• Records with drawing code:
——

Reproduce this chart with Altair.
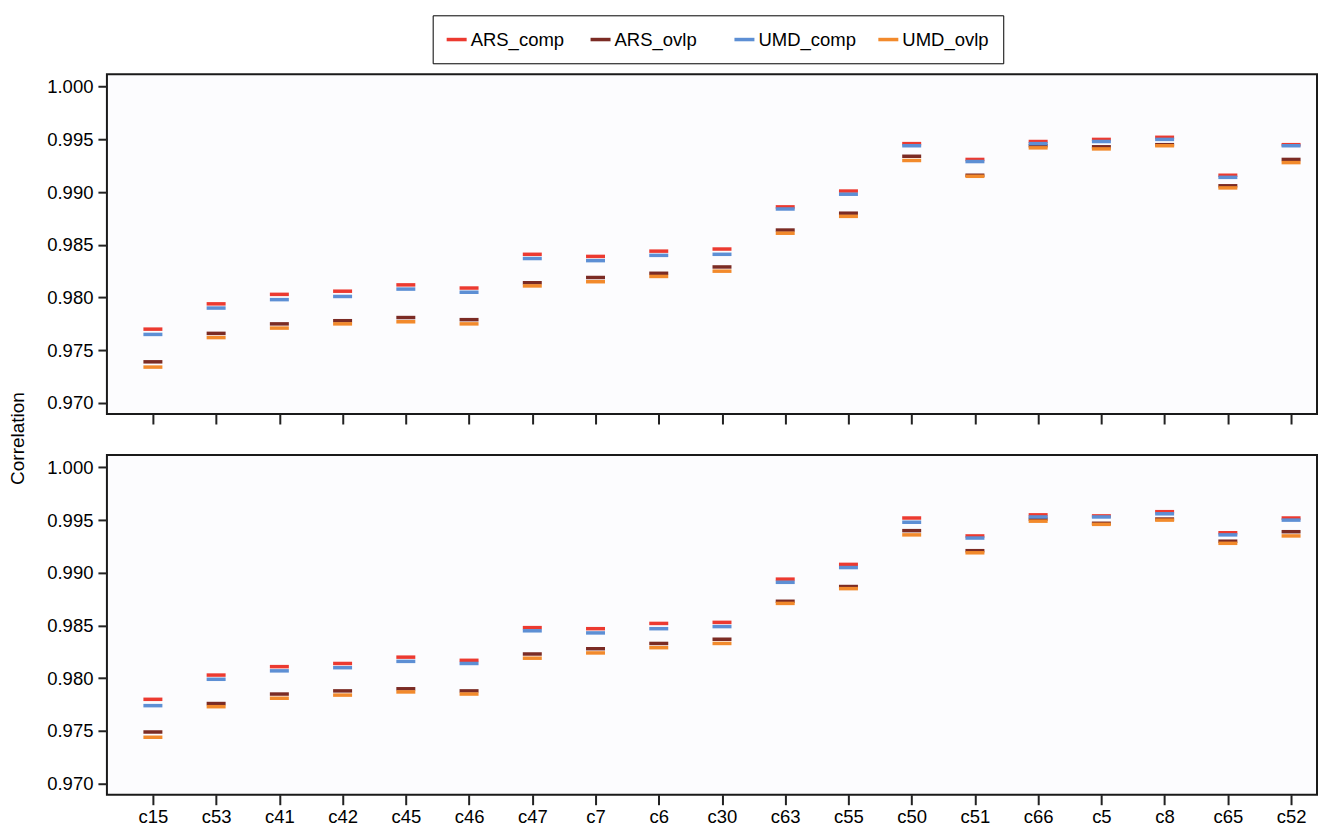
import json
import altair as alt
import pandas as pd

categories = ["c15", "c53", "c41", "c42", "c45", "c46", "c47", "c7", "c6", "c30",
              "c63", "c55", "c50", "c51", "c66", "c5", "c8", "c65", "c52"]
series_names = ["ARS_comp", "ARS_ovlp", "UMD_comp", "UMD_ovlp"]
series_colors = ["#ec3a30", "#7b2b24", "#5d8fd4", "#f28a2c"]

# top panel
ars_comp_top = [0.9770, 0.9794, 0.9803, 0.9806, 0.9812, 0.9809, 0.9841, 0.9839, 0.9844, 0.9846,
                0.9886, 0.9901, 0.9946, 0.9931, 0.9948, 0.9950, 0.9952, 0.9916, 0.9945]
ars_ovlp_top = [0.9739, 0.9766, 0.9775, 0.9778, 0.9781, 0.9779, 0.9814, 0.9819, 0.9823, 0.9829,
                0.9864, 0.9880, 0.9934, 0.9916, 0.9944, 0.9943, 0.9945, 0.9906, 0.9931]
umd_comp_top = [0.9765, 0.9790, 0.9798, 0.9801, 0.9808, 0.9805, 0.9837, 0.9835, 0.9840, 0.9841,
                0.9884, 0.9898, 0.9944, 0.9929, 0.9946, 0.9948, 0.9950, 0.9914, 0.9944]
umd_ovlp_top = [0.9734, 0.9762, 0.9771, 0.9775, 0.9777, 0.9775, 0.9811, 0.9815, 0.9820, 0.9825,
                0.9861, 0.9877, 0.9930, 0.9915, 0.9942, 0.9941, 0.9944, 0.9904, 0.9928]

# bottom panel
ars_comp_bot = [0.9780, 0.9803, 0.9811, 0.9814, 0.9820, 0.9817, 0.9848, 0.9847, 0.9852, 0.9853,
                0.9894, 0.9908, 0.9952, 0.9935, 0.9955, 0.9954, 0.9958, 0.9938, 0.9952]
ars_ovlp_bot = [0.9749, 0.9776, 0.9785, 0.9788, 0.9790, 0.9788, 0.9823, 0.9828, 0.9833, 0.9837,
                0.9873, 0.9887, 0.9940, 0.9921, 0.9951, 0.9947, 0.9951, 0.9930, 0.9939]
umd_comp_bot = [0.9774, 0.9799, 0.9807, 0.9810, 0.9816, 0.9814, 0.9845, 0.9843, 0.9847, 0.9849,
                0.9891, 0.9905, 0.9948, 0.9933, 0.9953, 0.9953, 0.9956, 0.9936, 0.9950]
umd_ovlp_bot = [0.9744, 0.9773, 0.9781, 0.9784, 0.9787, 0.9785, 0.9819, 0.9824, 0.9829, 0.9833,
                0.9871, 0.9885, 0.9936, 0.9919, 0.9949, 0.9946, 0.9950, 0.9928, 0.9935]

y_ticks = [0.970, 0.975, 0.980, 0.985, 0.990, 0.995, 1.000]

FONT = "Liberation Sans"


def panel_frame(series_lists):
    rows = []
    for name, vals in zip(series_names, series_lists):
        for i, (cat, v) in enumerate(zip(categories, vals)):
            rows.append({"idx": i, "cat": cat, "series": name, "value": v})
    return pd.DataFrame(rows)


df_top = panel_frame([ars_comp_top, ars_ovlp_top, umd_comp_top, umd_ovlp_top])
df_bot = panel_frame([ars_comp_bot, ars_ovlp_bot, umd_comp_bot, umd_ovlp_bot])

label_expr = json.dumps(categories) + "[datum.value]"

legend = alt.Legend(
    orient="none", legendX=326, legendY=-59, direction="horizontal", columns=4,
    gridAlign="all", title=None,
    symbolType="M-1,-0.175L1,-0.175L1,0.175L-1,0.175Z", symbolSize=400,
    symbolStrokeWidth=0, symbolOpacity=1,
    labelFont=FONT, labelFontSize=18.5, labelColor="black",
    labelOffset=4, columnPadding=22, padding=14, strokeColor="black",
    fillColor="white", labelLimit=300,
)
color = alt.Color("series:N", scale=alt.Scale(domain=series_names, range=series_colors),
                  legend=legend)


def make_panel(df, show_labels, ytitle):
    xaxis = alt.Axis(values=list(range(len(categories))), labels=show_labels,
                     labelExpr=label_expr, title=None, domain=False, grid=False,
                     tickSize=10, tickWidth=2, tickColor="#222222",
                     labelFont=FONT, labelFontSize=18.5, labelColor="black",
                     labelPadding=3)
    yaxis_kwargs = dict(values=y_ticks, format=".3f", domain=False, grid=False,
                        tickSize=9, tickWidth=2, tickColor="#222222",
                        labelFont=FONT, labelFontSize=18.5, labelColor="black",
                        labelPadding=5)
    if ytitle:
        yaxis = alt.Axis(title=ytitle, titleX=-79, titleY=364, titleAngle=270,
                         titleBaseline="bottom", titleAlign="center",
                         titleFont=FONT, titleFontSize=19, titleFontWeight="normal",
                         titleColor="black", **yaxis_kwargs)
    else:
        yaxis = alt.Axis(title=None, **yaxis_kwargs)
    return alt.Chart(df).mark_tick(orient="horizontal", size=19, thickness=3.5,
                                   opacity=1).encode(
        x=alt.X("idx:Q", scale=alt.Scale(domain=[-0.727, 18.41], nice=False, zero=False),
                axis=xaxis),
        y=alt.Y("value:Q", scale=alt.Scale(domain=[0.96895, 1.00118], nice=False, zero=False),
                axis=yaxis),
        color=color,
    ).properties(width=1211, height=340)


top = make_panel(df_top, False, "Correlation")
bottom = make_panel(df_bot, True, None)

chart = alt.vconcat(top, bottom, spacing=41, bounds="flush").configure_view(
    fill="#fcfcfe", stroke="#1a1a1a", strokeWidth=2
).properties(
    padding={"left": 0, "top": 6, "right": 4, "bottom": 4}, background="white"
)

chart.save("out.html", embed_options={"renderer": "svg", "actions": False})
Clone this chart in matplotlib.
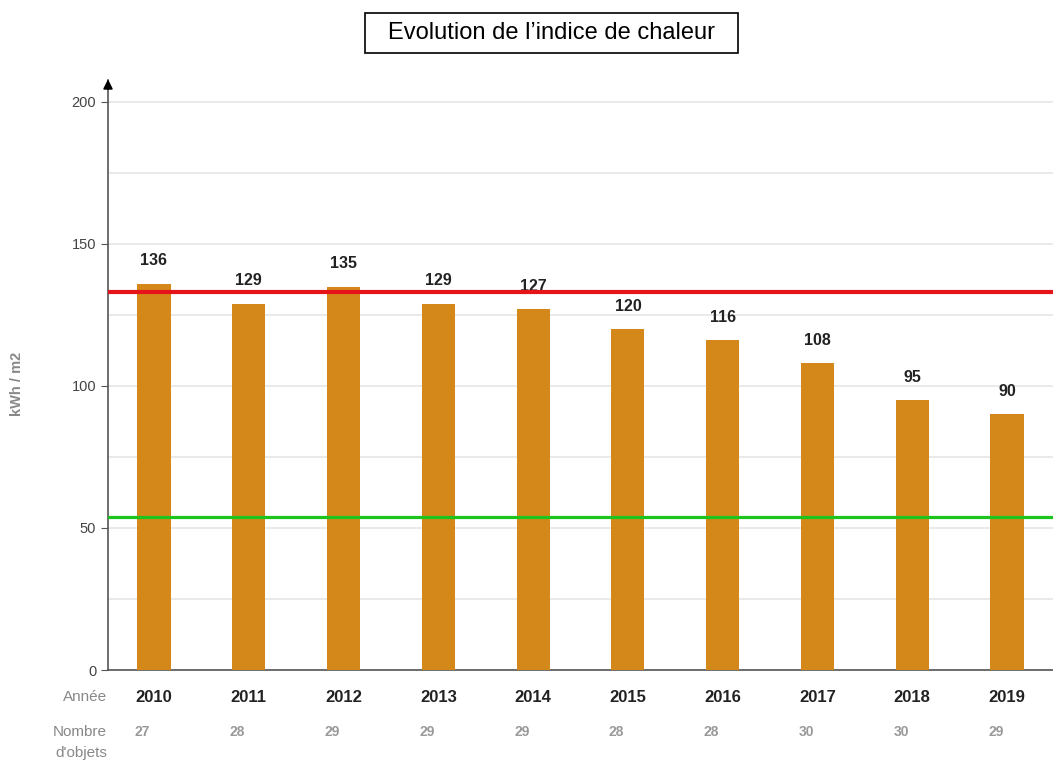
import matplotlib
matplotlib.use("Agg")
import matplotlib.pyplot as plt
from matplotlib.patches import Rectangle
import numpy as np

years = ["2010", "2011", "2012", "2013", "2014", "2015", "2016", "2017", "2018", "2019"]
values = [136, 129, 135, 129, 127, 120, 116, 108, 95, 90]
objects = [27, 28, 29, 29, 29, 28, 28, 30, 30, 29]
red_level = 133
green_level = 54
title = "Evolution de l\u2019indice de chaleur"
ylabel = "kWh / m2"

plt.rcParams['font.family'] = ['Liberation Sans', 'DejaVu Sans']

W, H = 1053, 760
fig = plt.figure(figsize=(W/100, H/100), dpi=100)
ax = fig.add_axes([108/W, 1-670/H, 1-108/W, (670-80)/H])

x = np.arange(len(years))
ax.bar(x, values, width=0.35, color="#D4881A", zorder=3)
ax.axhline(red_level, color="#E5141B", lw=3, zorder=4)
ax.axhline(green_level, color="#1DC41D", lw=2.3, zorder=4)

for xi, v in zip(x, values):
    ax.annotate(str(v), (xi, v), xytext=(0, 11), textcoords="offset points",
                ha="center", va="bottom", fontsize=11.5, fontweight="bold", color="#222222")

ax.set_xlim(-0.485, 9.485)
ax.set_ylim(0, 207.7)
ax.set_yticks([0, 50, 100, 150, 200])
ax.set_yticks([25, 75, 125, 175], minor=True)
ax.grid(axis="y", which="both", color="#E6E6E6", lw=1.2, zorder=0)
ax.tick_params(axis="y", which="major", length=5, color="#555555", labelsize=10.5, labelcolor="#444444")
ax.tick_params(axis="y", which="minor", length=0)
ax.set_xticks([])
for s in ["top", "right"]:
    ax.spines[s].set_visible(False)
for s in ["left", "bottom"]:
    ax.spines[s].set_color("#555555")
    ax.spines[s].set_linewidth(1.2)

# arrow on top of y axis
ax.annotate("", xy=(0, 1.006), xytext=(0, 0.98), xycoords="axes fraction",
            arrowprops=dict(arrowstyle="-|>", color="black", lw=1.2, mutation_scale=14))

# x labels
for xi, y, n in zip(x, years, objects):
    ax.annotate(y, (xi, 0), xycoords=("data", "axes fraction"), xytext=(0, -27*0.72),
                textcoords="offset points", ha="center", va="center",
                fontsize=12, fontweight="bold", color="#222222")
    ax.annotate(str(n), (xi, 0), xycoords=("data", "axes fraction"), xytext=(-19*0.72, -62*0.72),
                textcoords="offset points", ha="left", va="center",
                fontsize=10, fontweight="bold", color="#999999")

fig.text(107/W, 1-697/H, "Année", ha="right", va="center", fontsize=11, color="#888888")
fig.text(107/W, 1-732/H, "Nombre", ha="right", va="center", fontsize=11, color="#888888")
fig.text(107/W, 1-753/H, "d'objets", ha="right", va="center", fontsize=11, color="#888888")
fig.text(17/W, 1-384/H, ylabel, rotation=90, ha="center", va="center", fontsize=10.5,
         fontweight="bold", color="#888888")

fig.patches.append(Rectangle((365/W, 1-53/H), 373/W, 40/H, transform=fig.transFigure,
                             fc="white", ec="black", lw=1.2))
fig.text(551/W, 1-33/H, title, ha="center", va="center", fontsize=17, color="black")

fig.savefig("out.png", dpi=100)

——

Transcribe exactly, with no pictures, the lines running from the first line of the material through the line holding "return pd.DataFrame(rows)".

• FINISHED ANSWER:
Reproduce this chart with Altair.
import json
import altair as alt
import pandas as pd

categories = ["c15", "c53", "c41", "c42", "c45", "c46", "c47", "c7", "c6", "c30",
              "c63", "c55", "c50", "c51", "c66", "c5", "c8", "c65", "c52"]
series_names = ["ARS_comp", "ARS_ovlp", "UMD_comp", "UMD_ovlp"]
series_colors = ["#ec3a30", "#7b2b24", "#5d8fd4", "#f28a2c"]

# top panel
ars_comp_top = [0.9770, 0.9794, 0.9803, 0.9806, 0.9812, 0.9809, 0.9841, 0.9839, 0.9844, 0.9846,
                0.9886, 0.9901, 0.9946, 0.9931, 0.9948, 0.9950, 0.9952, 0.9916, 0.9945]
ars_ovlp_top = [0.9739, 0.9766, 0.9775, 0.9778, 0.9781, 0.9779, 0.9814, 0.9819, 0.9823, 0.9829,
                0.9864, 0.9880, 0.9934, 0.9916, 0.9944, 0.9943, 0.9945, 0.9906, 0.9931]
umd_comp_top = [0.9765, 0.9790, 0.9798, 0.9801, 0.9808, 0.9805, 0.9837, 0.9835, 0.9840, 0.9841,
                0.9884, 0.9898, 0.9944, 0.9929, 0.9946, 0.9948, 0.9950, 0.9914, 0.9944]
umd_ovlp_top = [0.9734, 0.9762, 0.9771, 0.9775, 0.9777, 0.9775, 0.9811, 0.9815, 0.9820, 0.9825,
                0.9861, 0.9877, 0.9930, 0.9915, 0.9942, 0.9941, 0.9944, 0.9904, 0.9928]

# bottom panel
ars_comp_bot = [0.9780, 0.9803, 0.9811, 0.9814, 0.9820, 0.9817, 0.9848, 0.9847, 0.9852, 0.9853,
                0.9894, 0.9908, 0.9952, 0.9935, 0.9955, 0.9954, 0.9958, 0.9938, 0.9952]
ars_ovlp_bot = [0.9749, 0.9776, 0.9785, 0.9788, 0.9790, 0.9788, 0.9823, 0.9828, 0.9833, 0.9837,
                0.9873, 0.9887, 0.9940, 0.9921, 0.9951, 0.9947, 0.9951, 0.9930, 0.9939]
umd_comp_bot = [0.9774, 0.9799, 0.9807, 0.9810, 0.9816, 0.9814, 0.9845, 0.9843, 0.9847, 0.9849,
                0.9891, 0.9905, 0.9948, 0.9933, 0.9953, 0.9953, 0.9956, 0.9936, 0.9950]
umd_ovlp_bot = [0.9744, 0.9773, 0.9781, 0.9784, 0.9787, 0.9785, 0.9819, 0.9824, 0.9829, 0.9833,
                0.9871, 0.9885, 0.9936, 0.9919, 0.9949, 0.9946, 0.9950, 0.9928, 0.9935]

y_ticks = [0.970, 0.975, 0.980, 0.985, 0.990, 0.995, 1.000]

FONT = "Liberation Sans"


def panel_frame(series_lists):
    rows = []
    for name, vals in zip(series_names, series_lists):
        for i, (cat, v) in enumerate(zip(categories, vals)):
            rows.append({"idx": i, "cat": cat, "series": name, "value": v})
    return pd.DataFrame(rows)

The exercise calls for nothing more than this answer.